J&J to Pull Talc Baby Powder from North America

  • J&J to Pull Talc Baby Powder from North America (c) GVictoria/ShutterstockJ&J to Pull Talc Baby Powder from North America (c) GVictoria/Shutterstock

As lawsuits against Johnson & Johnson (J&J) claiming its iconic baby powder causes cancer continue to mount, the US healthcare giant has announced plans to pull the talc-based powder from the North American market and market only cornstarch- based powder in the region, which it said now accounts for only 20% of sales.

Outside the US and Canada, New Jersey-headquartered J&J will continue selling the talc-based powder alongside the cornstarch formulation.

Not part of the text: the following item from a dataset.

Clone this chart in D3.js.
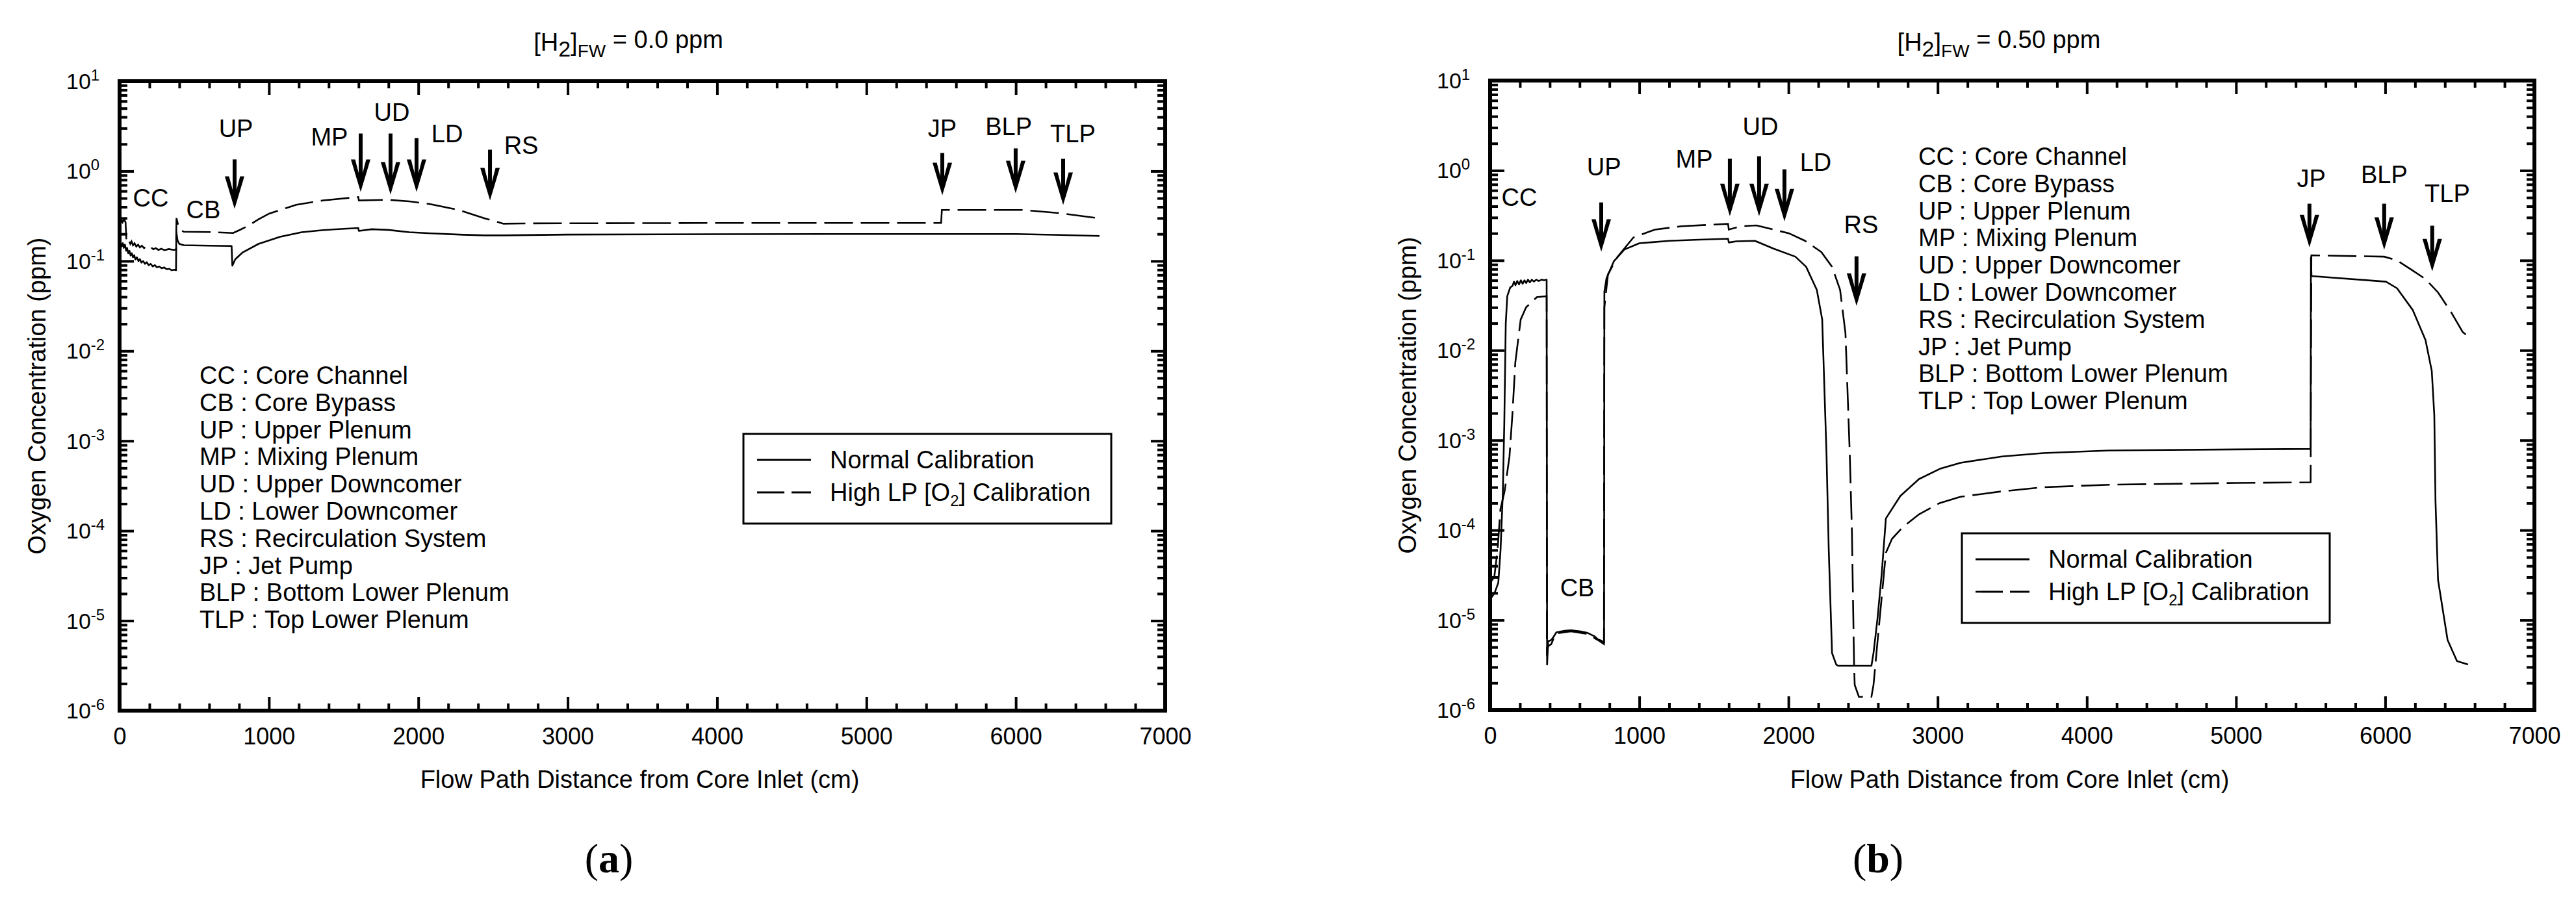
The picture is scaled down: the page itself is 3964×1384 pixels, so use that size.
<!DOCTYPE html>
<html>
<head>
<meta charset="utf-8">
<script src="https://cdn.jsdelivr.net/npm/d3@7"></script>
<style>
  body { margin: 0; background: #fff; }
  svg { display: block; }
  text { font-family: "Liberation Sans", Arial, Helvetica, sans-serif; fill: #000; }
</style>
</head>
<body>
<svg id="chart" width="3964" height="1384"></svg>
<script>
// ---------- data (distance in cm, concentration in ppm) ----------
var xMajorTicks = [0, 1000, 2000, 3000, 4000, 5000, 6000, 7000];
var yDecades = [-6, -5, -4, -3, -2, -1, 0, 1];
var abbreviations = ["CC : Core Channel", "CB : Core Bypass", "UP : Upper Plenum", "MP : Mixing Plenum",
  "UD : Upper Downcomer", "LD : Lower Downcomer", "RS : Recirculation System", "JP : Jet Pump",
  "BLP : Bottom Lower Plenum", "TLP : Top Lower Plenum"];
var seriesNames = ["Normal Calibration", "High LP [O2] Calibration"];

// (a) [H2]FW = 0.0 ppm
var normalA = [[0,0.155],[8,0.16],[14,0.145],[22,0.158],[28,0.14],[36,0.152],[44,0.13],[50,0.14],[58,0.122],
  [66,0.13],[74,0.115],[82,0.122],[90,0.11],[98,0.116],[106,0.104],[116,0.11],[126,0.1],[136,0.105],[146,0.096],
  [158,0.1],[170,0.093],[182,0.097],[195,0.09],[208,0.093],[222,0.087],[236,0.09],[250,0.085],[266,0.087],
  [282,0.083],[298,0.085],[315,0.081],[332,0.082],[350,0.079],[368,0.08],[378,0.079],
  [380,0.21],[388,0.17],[400,0.155],[430,0.15],[600,0.148],[750,0.147],[755,0.089],[775,0.105],[822,0.124],
  [930,0.155],[1075,0.186],[1219,0.209],[1363,0.221],[1598,0.233],[1602,0.216],[1688,0.226],[1796,0.222],
  [1940,0.209],[2085,0.203],[2301,0.196],[2445,0.193],[2571,0.193],[3000,0.197],[4000,0.199],[5000,0.2],
  [5500,0.2],[6000,0.2],[6300,0.195],[6560,0.19]];
var highA = [[0,0.28],[10,0.29],[20,0.27],[30,0.29],[40,0.27],[46,0.17],[54,0.16],[62,0.17],[72,0.155],[80,0.165],
  [90,0.15],[100,0.158],[112,0.145],[124,0.152],[136,0.142],[150,0.148],[164,0.139],[178,0.145],[194,0.137],
  [210,0.142],[226,0.135],[242,0.139],[260,0.133],[280,0.137],[300,0.132],[330,0.136],[360,0.133],[378,0.134],
  [381,0.3],[395,0.24],[410,0.22],[430,0.212],[600,0.21],[760,0.205],[800,0.22],[858,0.245],[930,0.291],
  [1003,0.338],[1183,0.422],[1363,0.472],[1598,0.515],[1602,0.472],[1796,0.48],[1940,0.461],[2085,0.428],
  [2265,0.372],[2445,0.298],[2571,0.26],[2700,0.262],[4000,0.265],[5500,0.265],[5505,0.37],[6042,0.37],
  [6300,0.34],[6560,0.298]];
// region markers: label position (lx, ly) and optional arrow (x, tip, top)
var markersA = [
  {name:"CC", lx:209, ly:0.406},
  {name:"CB", lx:561, ly:0.301},
  {name:"UP", lx:779, ly:2.41, x:770, tip:0.38, top:1.35},
  {name:"MP", lx:1405, ly:1.94, x:1614, tip:0.586, top:2.62},
  {name:"UD", lx:1823, ly:3.65, x:1814, tip:0.548, top:2.62},
  {name:"LD", lx:2193, ly:2.08, x:1988, tip:0.586, top:2.33},
  {name:"RS", lx:2689, ly:1.54, x:2480, tip:0.472, top:1.73},
  {name:"JP", lx:5508, ly:2.41, x:5508, tip:0.539, top:1.59},
  {name:"BLP", lx:5952, ly:2.53, x:5999, tip:0.567, top:1.79},
  {name:"TLP", lx:6382, ly:2.11, x:6317, tip:0.42, top:1.37}];

// (b) [H2]FW = 0.50 ppm
var normalB = [[0,1.7e-5],[30,2e-5],[55,2.6e-5],[70,6e-5],[85,2.5e-4],[95,1.5e-3],[105,0.02],[115,0.04],[135,0.05],
  [150,0.052],[160,0.058],[170,0.053],[182,0.059],[194,0.054],[206,0.06],[218,0.055],[230,0.06],[242,0.056],
  [254,0.061],[266,0.057],[280,0.061],[294,0.058],[310,0.061],[326,0.059],[345,0.061],[362,0.06],[379,0.061],
  [382,3.2e-6],[389,5.8e-6],[410,6e-6],[425,6.5e-6],[444,7.3e-6],[500,7.6e-6],[542,7.7e-6],[600,7.5e-6],
  [653,7.2e-6],[700,6.6e-6],[722,6.1e-6],[745,5.9e-6],[764,5.6e-6],[766,0.045],[780,0.063],[830,0.098],
  [900,0.132],[1000,0.155],[1200,0.165],[1400,0.17],[1595,0.174],[1600,0.158],[1650,0.163],[1775,0.165],
  [1900,0.135],[2046,0.11],[2118,0.085],[2190,0.047],[2226,0.022],[2255,6.9e-4],[2270,6e-5],[2292,4.3e-6],
  [2320,3.2e-6],[2333,3.1e-6],[2556,3.1e-6],[2570,4.3e-6],[2597,1.05e-5],[2625,3.3e-5],[2653,1.35e-4],
  [2750,2.4e-4],[2875,3.7e-4],[3014,4.8e-4],[3153,5.6e-4],[3431,6.6e-4],[3708,7.2e-4],[4153,7.7e-4],
  [5000,7.9e-4],[5500,8.0e-4],[5502,0.108],[5506,0.067],[6005,0.058],[6079,0.049],[6185,0.028],[6270,0.013],
  [6312,0.0059],[6329,0.0019],[6337,2.1e-4],[6354,2.8e-5],[6418,6e-6],[6481,3.5e-6],[6555,3.2e-6]];
var highB = [[0,2.6e-5],[28,3e-5],[50,6e-5],[69,1.7e-4],[97,2.7e-4],[130,6.6e-4],[150,2e-3],[169,7.3e-3],
  [205,0.022],[241,0.03],[313,0.039],[379,0.04],[381,4e-6],[389,5.1e-6],[410,5.4e-6],[430,6.5e-6],[444,7.1e-6],
  [542,7.5e-6],[653,7e-6],[722,6e-6],[763,5.4e-6],[766,0.03],[790,0.07],[855,0.11],[961,0.18],[1105,0.22],
  [1286,0.24],[1595,0.255],[1600,0.22],[1680,0.24],[1785,0.245],[2003,0.2],[2111,0.165],[2220,0.124],
  [2292,0.085],[2346,0.047],[2382,0.0155],[2411,6.9e-4],[2425,1e-4],[2440,3e-6],[2444,1.9e-6],[2472,1.4e-6],
  [2556,1.4e-6],[2570,1.9e-6],[2597,5.8e-6],[2653,5.6e-5],[2694,8e-5],[2764,1.07e-4],[2875,1.5e-4],
  [3014,2e-4],[3153,2.35e-4],[3431,2.7e-4],[3708,3e-4],[4153,3.2e-4],[5000,3.35e-4],[5500,3.4e-4],
  [5505,0.114],[5600,0.113],[5993,0.11],[6079,0.1],[6185,0.077],[6270,0.062],[6354,0.044],[6439,0.027],
  [6519,0.016],[6540,0.015]];
var markersB = [
  {name:"CC", lx:196, ly:0.406},
  {name:"CB", lx:584, ly:1.84e-5},
  {name:"UP", lx:763, ly:0.887, x:745, tip:0.125, top:0.441},
  {name:"MP", lx:1368, ly:1.07, x:1607, tip:0.311, top:1.35},
  {name:"UD", lx:1812, ly:2.49, x:1803, tip:0.311, top:1.44},
  {name:"LD", lx:2182, ly:0.998, x:1973, tip:0.272, top:1.03},
  {name:"RS", lx:2487, ly:0.202, x:2456, tip:0.0313, top:0.111},
  {name:"JP", lx:5505, ly:0.658, x:5492, tip:0.14, top:0.427},
  {name:"BLP", lx:5993, ly:0.728, x:5993, tip:0.131, top:0.427},
  {name:"TLP", lx:6416, ly:0.449, x:6315, tip:0.0756, top:0.243}];

// ---------- layout ----------
var panels = [
  {h2:"0.0", caption:"a", normal:normalA, high:highA, markers:markersA,
   left:184, right:1793, top:125, bottom:1094, legendX:1144, legendY:668, listX:307, listY:578, captionX:937},
  {h2:"0.50", caption:"b", normal:normalB, high:highB, markers:markersB,
   left:2293, right:3900, top:124, bottom:1093, legendX:3019, legendY:821, listX:2952, listY:241, captionX:2890}
];

var svg = d3.select("#chart");

function drawPanel(p) {
  var x = d3.scaleLinear().domain([0, 7000]).range([p.left, p.right]);
  var y = d3.scaleLog().domain([1e-6, 10]).range([p.bottom, p.top]);
  var g = svg.append("g");

  // curves
  var line = d3.line().x(function(d){ return x(d[0]); }).y(function(d){ return y(d[1]); });
  g.append("path").datum(p.normal).attr("d", line)
    .attr("fill", "none").attr("stroke", "#000").attr("stroke-width", 2.6).attr("stroke-linejoin", "round");
  g.append("path").datum(p.high).attr("d", line)
    .attr("fill", "none").attr("stroke", "#000").attr("stroke-width", 2.6).attr("stroke-dasharray", "44,12");

  // ticks (all pointing inward, on four sides)
  var minorX = d3.range(0, 7001, 200).filter(function(v){ return v % 1000 !== 0; });
  var minorY = [];
  yDecades.slice(0, -1).forEach(function(k){
    for (var m = 2; m <= 9; m++) minorY.push(m * Math.pow(10, k));
  });
  var majorY = yDecades.map(function(k){ return Math.pow(10, k); });

  function addAxis(axis, tx, ty) {
    var a = g.append("g").attr("transform", "translate(" + tx + "," + ty + ")").call(axis);
    a.select(".domain").remove();
    a.selectAll(".tick line").attr("stroke-width", 4);
    return a;
  }
  var xb = addAxis(d3.axisBottom(x).tickValues(xMajorTicks).tickFormat(d3.format("d"))
    .tickSizeInner(-21).tickSizeOuter(0).tickPadding(26), 0, p.bottom);
  xb.selectAll("text").attr("font-size", 36).attr("font-family", "Liberation Sans, Arial, sans-serif");
  addAxis(d3.axisBottom(x).tickValues(minorX).tickSize(-11).tickFormat(""), 0, p.bottom);
  addAxis(d3.axisTop(x).tickValues(xMajorTicks).tickSize(-21).tickFormat(""), 0, p.top);
  addAxis(d3.axisTop(x).tickValues(minorX).tickSize(-11).tickFormat(""), 0, p.top);
  addAxis(d3.axisLeft(y).tickValues(majorY).tickSize(-22).tickFormat(""), p.left, 0);
  addAxis(d3.axisLeft(y).tickValues(minorY).tickSize(-12).tickFormat(""), p.left, 0);
  addAxis(d3.axisRight(y).tickValues(majorY).tickSize(-22).tickFormat(""), p.right, 0);
  addAxis(d3.axisRight(y).tickValues(minorY).tickSize(-12).tickFormat(""), p.right, 0);

  // frame
  g.append("rect").attr("x", p.left).attr("y", p.top)
    .attr("width", p.right - p.left).attr("height", p.bottom - p.top)
    .attr("fill", "none").attr("stroke", "#000").attr("stroke-width", 6);

  // y tick labels 10^k
  var yl = g.selectAll(".ylab").data(yDecades).enter().append("text")
    .attr("class", "ylab")
    .attr("x", p.left - 82)
    .attr("y", function(k){ return y(Math.pow(10, k)) + 12; })
    .attr("font-size", 34);
  yl.append("tspan").text("10");
  yl.append("tspan").attr("font-size", 24).attr("dy", -13).text(function(k){ return k; });

  // axis titles
  g.append("text")
    .attr("transform", "translate(" + (p.left - 114) + "," + ((p.top + p.bottom) / 2) + ") rotate(-90)")
    .attr("text-anchor", "middle").attr("font-size", 38)
    .text("Oxygen Concentration (ppm)");
  g.append("text").attr("x", (p.left + p.right) / 2 - 4).attr("y", 1213)
    .attr("text-anchor", "middle").attr("font-size", 38)
    .text("Flow Path Distance from Core Inlet (cm)");

  // title [H2]FW = ... ppm
  var t = g.append("text").attr("x", p.left + 783).attr("y", 78)
    .attr("text-anchor", "middle").attr("font-size", 38);
  t.append("tspan").text("[H");
  t.append("tspan").attr("font-size", 34).attr("dy", 9).text("2");
  t.append("tspan").attr("dy", -9).text("]");
  t.append("tspan").attr("font-size", 28).attr("dy", 10).text("FW");
  t.append("tspan").attr("dy", -14).text(" = " + p.h2 + " ppm");

  // region markers
  var mk = g.selectAll(".marker").data(p.markers).enter().append("g").attr("class", "marker");
  mk.append("text")
    .attr("x", function(d){ return x(d.lx); })
    .attr("y", function(d){ return y(d.ly); })
    .attr("text-anchor", "middle").attr("font-size", 38)
    .text(function(d){ return d.name; });
  var arrows = mk.filter(function(d){ return d.x !== undefined; });
  arrows.append("line")
    .attr("x1", function(d){ return x(d.x); }).attr("x2", function(d){ return x(d.x); })
    .attr("y1", function(d){ return y(d.top); }).attr("y2", function(d){ return y(d.tip) - 26; })
    .attr("stroke", "#000").attr("stroke-width", 6);
  arrows.append("path")
    .attr("d", function(d){
      var tx = x(d.x), ty = y(d.tip);
      return "M" + tx + "," + ty +
        "L" + (tx - 15) + "," + (ty - 50) + "L" + (tx - 8.5) + "," + (ty - 50) +
        "L" + (tx - 3) + "," + (ty - 29) + "L" + (tx + 3) + "," + (ty - 29) +
        "L" + (tx + 8.5) + "," + (ty - 50) + "L" + (tx + 15) + "," + (ty - 50) + "Z";
    })
    .attr("fill", "#000");

  // abbreviation list
  g.selectAll(".abbr").data(abbreviations).enter().append("text")
    .attr("class", "abbr")
    .attr("x", p.listX)
    .attr("y", function(d, i){ return p.listY + i * 41.8 + 13; })
    .attr("font-size", 38)
    .text(function(d){ return d; });

  // legend
  var lg = g.append("g").attr("transform", "translate(" + p.legendX + "," + p.legendY + ")");
  lg.append("rect").attr("width", 566).attr("height", 138)
    .attr("fill", "#fff").attr("stroke", "#000").attr("stroke-width", 3);
  seriesNames.forEach(function(name, i){
    var ry = 40 + i * 50;
    lg.append("line").attr("x1", 21).attr("x2", 104).attr("y1", ry).attr("y2", ry)
      .attr("stroke", "#000").attr("stroke-width", 2.8)
      .attr("stroke-dasharray", i === 1 ? "42,11" : null);
    var lt = lg.append("text").attr("x", 133).attr("y", ry + 13).attr("font-size", 38);
    var parts = name.split("O2");
    if (parts.length === 2) {
      lt.append("tspan").text(parts[0] + "O");
      lt.append("tspan").attr("font-size", 24).attr("dy", 8).text("2");
      lt.append("tspan").attr("dy", -8).text(parts[1]);
    } else {
      lt.text(name);
    }
  });

  // caption (a)/(b)
  var c = g.append("text").attr("x", p.captionX).attr("y", 1343)
    .attr("text-anchor", "middle").attr("font-size", 64)
    .style("font-family", "'Liberation Serif', 'Times New Roman', serif");
  c.append("tspan").text("(");
  c.append("tspan").attr("font-weight", "bold").text(p.caption);
  c.append("tspan").text(")");
}

panels.forEach(drawPanel);
</script>
</body>
</html>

As of March, 19,400 personal injury lawsuits related to claims that talc can cause ovarian cancer or mesothelioma were pending in North America, the group said in a quarterly filing.  J&J has won some of the litigation, and is also appealing verdicts against it, including a high-profile case from 2018 in which it was ordered to pay $4.7 billion in damages to 22 women.

Pointing to what it called “misleading litigation advertising,” the healthcare group said “decades of scientific studies by medical experts around the world support the safety of its product, and that it will continue to “vigorously defend it, its safety and the unfounded allegations against it.”

In March, as part of its response to the Covid-19 pandemic, J&J said it had stopped shipping certain products, including the baby powder, to focus on high-demand over-the-counter medicines such as its Tylenol brand paracetamol and its mouthwash Listerine and to allow workers in production and distribution to practice social distancing.

The decision to halt sales of the talc-based powder comes on the heels of a state judge’s decision to allow five expert witnesses for the plaintiffs to testify in court on talc safety (alongside three J&J experts), the New Jersey Law Journal said.

While J&J did not indicate whether it would make any changes in its approach to the litigation – such as pursuing out-of-court settlements – lawyers for the plaintiffs, targets of its criticism, said they would keep bringing cases to trial around the US.